Here's another picture of some crap I have:

Meh, it's not a good picture. Oh well. Most of this stuff I got from 50元 vending machines, which are apparently called something like gatchapon machines in Japanese. Man they're all over the place and they're awesome. 50 NTD is a little less than a buck fifty, but that value doesn't exactly translate perfectly, since the cost of everything isn't a perfect scale representation of the cost values in the States. 50 NT here is more like...75 cents in the States, as far as product pricing actual value, as judged by the cost of living. At least for me, since native English speaking teachers get paid a pretty high wage.
I'm rambling.

UHHHHHH

Oh, this will seem exciting. I fell off the bike several weeks ago and skinned my knees and left palm. They've mostly healed, but they're still tender. Uhhhm. Oh and then, last night, well, afternoon, while we were heading down, all three of us on the bike at once (as we often do), the bike like...exploded.
It felt like we'd run over something, as the bike jolted, and we all heard "tink, tink, tink" as something metal bounced away from us across the road. We stopped and I investigated the component which turned out to be a large spring, from the right side of the rear shocks.
So the bike's in the shop 'til Monday. Which is tomorrow! Yay. Hopefully the blasted thing will have less handling problems now. It was getting finicky.
The repairs cost something like 3500元 (which is just about 100$) so thankfully not an issue.

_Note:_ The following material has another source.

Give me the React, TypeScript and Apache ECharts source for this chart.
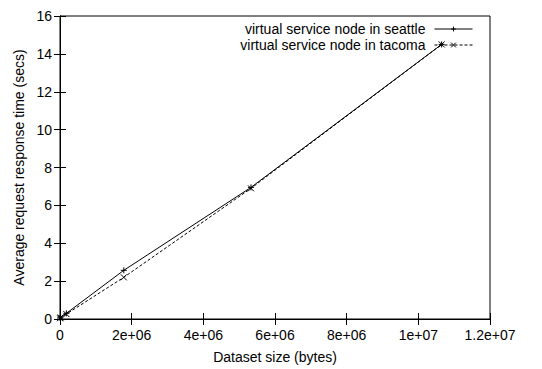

I'm currently looking for work again, although I think I've found something. With luck by the next post I'll be employed again.
I emailed a place and then had like, a problem when they emailed me back. I get so bleak when I think about interviewing. I get so...nervous is not quite accurate, paralyzed with despair is more like. It's totally retarded and it bugs the hell out of me; I just have so much difficulty imagining anything...working...right. Like the way it's supposed to. But no matter, it always works out in the end, once I get over the jitters. Of course I hate hearing that at the time. I hate the word "jitters," actually.

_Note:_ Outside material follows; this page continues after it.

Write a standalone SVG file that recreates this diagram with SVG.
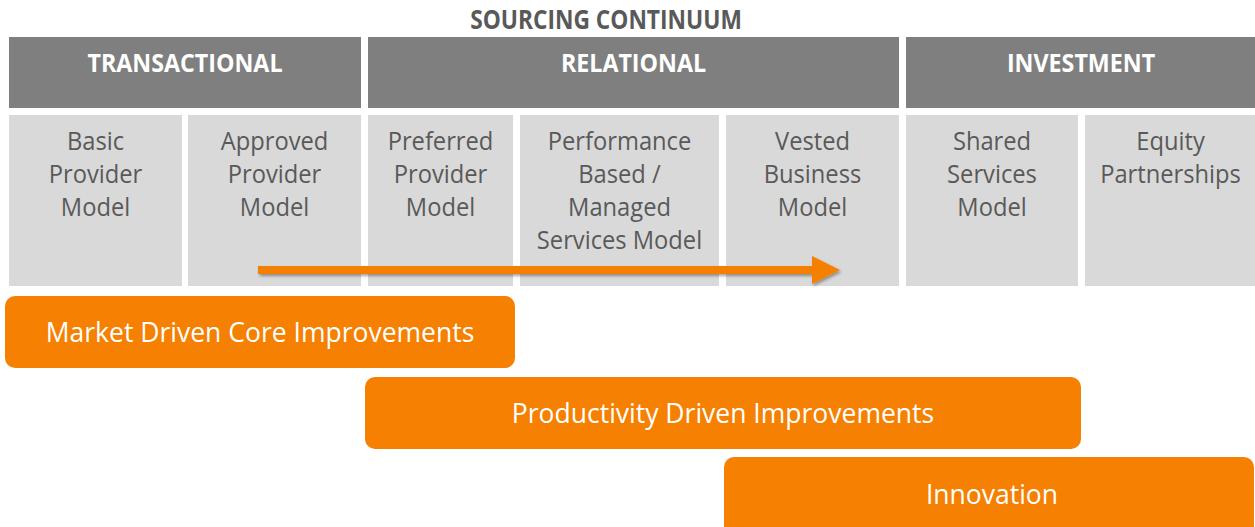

The above paragraph isn't really... it's me trying to describe a fleeting feeling, something very much like creative block, only it manifests in the productive realm of my life. It's not...it's people, really. It's not universal, like how some people are afraid of success or whatever, any time they take a forward step or try to do anything...I wanna say "good," but then I remember all I'm talking about is interviewing for a job.
Interviewing for a job, getting a job isn't "good" isn't "progress," it's not inherently a forward step. It's a means to an end, and as such means very little to me (in terms of stress). It's the god damned people. Dealing with people when I know from experience that they are going to be small-minded, petty, uncreative and/or jealous drives me a little crazy in anticipation of the experience. Beating one's head against a brick wall is not fun, and gets increasingly difficult to convince myself to continue with each repeated occurrence.

But it's all fine if I have enough time to steel myself beforehand.